After nearly nine hours of discussion on top of weeks of deliberations and input from city officials and the public, the Los Angeles City Council Wednesday approved a $6.9 billion budget for the fiscal year that starts July 1.
The budget closes much of the city's $336 million deficit by offering police paid time off instead of overtime, redeploying firefighters and lowering the city's share of retiree health care costs.
It also includes a one-time transfer of $18 million from a parking revenue fund to the city's general fund and allows for the re-opening of public libraries on Mondays while preserving some money for summer jobs for low-income youths.
The council eliminated a proposal by the mayor to take out about $43 million in low-interest loans to pay for some city operations. Instead the city called for the police department to endure an additional $21 million in cuts through salaries, pension contributions or other ways.
"We rejected balancing this budget on borrowing. We rejected balancing the budget by taking police off the streets," said City Council President Eric Garcetti. "I think today's vote was primarily about public safety, about not furloughing cops, not closing fire stations."
Despite projected revenue increases from business, property and hotel taxes, city officials expect a $280 million budget hole in the 2012-13 fiscal year, largely from increasing pension costs.
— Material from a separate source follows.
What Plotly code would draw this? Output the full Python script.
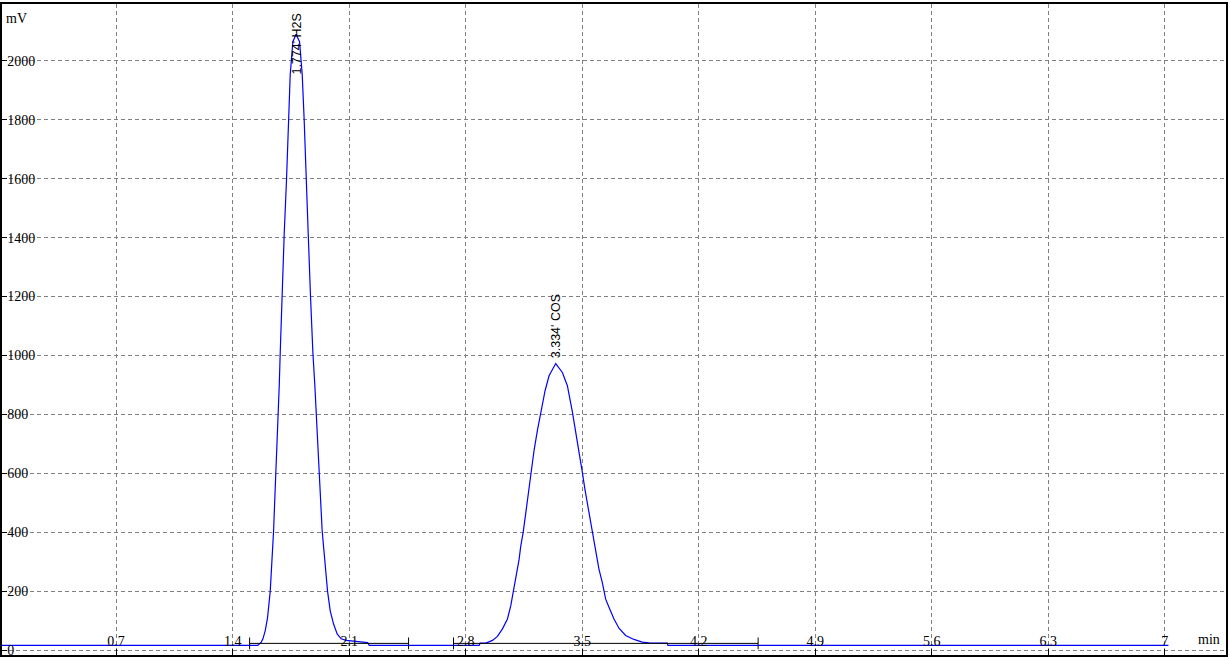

"I would like to thank the City Council for their careful deliberation of the city budget and thoughtful recommendations," Mayor Antonio Villaraigosa said. "I will review their actions thoroughly and am confident that the ultimate resolution will serve the best interests of the people of Los Angeles."
The council amended sections of the budget today, including the controversial fire department deployment plan that angered community activists in Pacific Palisades, Wilmington and the northwest San Fernando Valley.
While avoiding any layoffs and fire station closures, the plan cuts the department's budget by $54 million via the elimination of 18 fire companies -- small groups of firefighters that man trucks and ambulances -- across the city.
Garcetti said the plan will "immediately increase fire service to the people of Los Angeles and reduce crucial paramedic response times. But I believe we can go further than what we had initially presented to us ... We need to do more to increase fire service in good times."
Garcetti and Councilman Tom LaBonge sponsored amendments today to prevent the elimination of 318 positions from becoming permanent and to create a mechanism for the city to give the department more money in the future as it comes in.
Specifically, the city will give LAFD $7 million it would otherwise save if firefighters agree to begin paying 2 percent of their salaries toward retirement health care.
"The larger the department, the better and more able we are to respond," said fire Chief Millage Peaks, adding that the department is happy with its new deployment plan even if it does not get any additional money.
"It's more efficient. It's leaner. It's more responsive," he said. "We feel that what we've got is going to be able to provide the level of service and protection that our residents expect."
Asked which of the 18 fire companies would be added back if the department does get more money, Peaks said: "I'm not sure what resources we're going to add back. We're going to need to get back to the analysis to find out what is truly in the best interest of public safety. It could be ambulances. It could be fire engines. It could be fire trucks. None of it's going into administration."
Since Villaraigosa's budget proposal was released, the Budget and Finance Committee held almost 50 hours of hearings, during which department heads pleaded their cases and urged the council to restore or maintain their budgets.
The police department takes the most significant hit, a $120 million cut mostly through reduced overtime pay. But as officers retire, the LAPD can hire to maintain the size of the force, which is just shy of 10,000.
"This is a long-term solution for public safety in Los Angeles," Chief Charlie Beck said.
"The continuing of hiring of police officers makes us strong enough that we can not only respond to an emergency, but that I can flex officers to accommodate crime trends," he said. "If we don't hire, and all we have is overtime, that's a very temporary solution, which will cost us in the long run."
The city also lowered its pension obligations by negotiating deals with at least one of its unions. Those workers will begin contributing 4 percent of their salaries to retirement health care.
The city is in negotiations with unions representing police and firefighters' unions to get similar concessions.
Other city workers who rejected deals will have their retirement health care subsidies frozen and be forced to cover any future increases. They are also subject to up to 36 furlough days. "The only thing I would like to see us improve on this budget as we go through the year is I really feel we have got to do something to reduce the impact on recreation and parks," said Councilman Bernard Barks, chairman of the Budget and Finance Committee.
He was referring to a $19 million reduction in the Recreation and Parks Department's budget.
Neighborhood Councils and the City Council both saw their budgets reduced by 10 percent.
Villaraigosa has five days to veto parts of the budget. The City Council can then override or uphold the mayor's changes.
Under the city charter the budget must be finalized by June 6.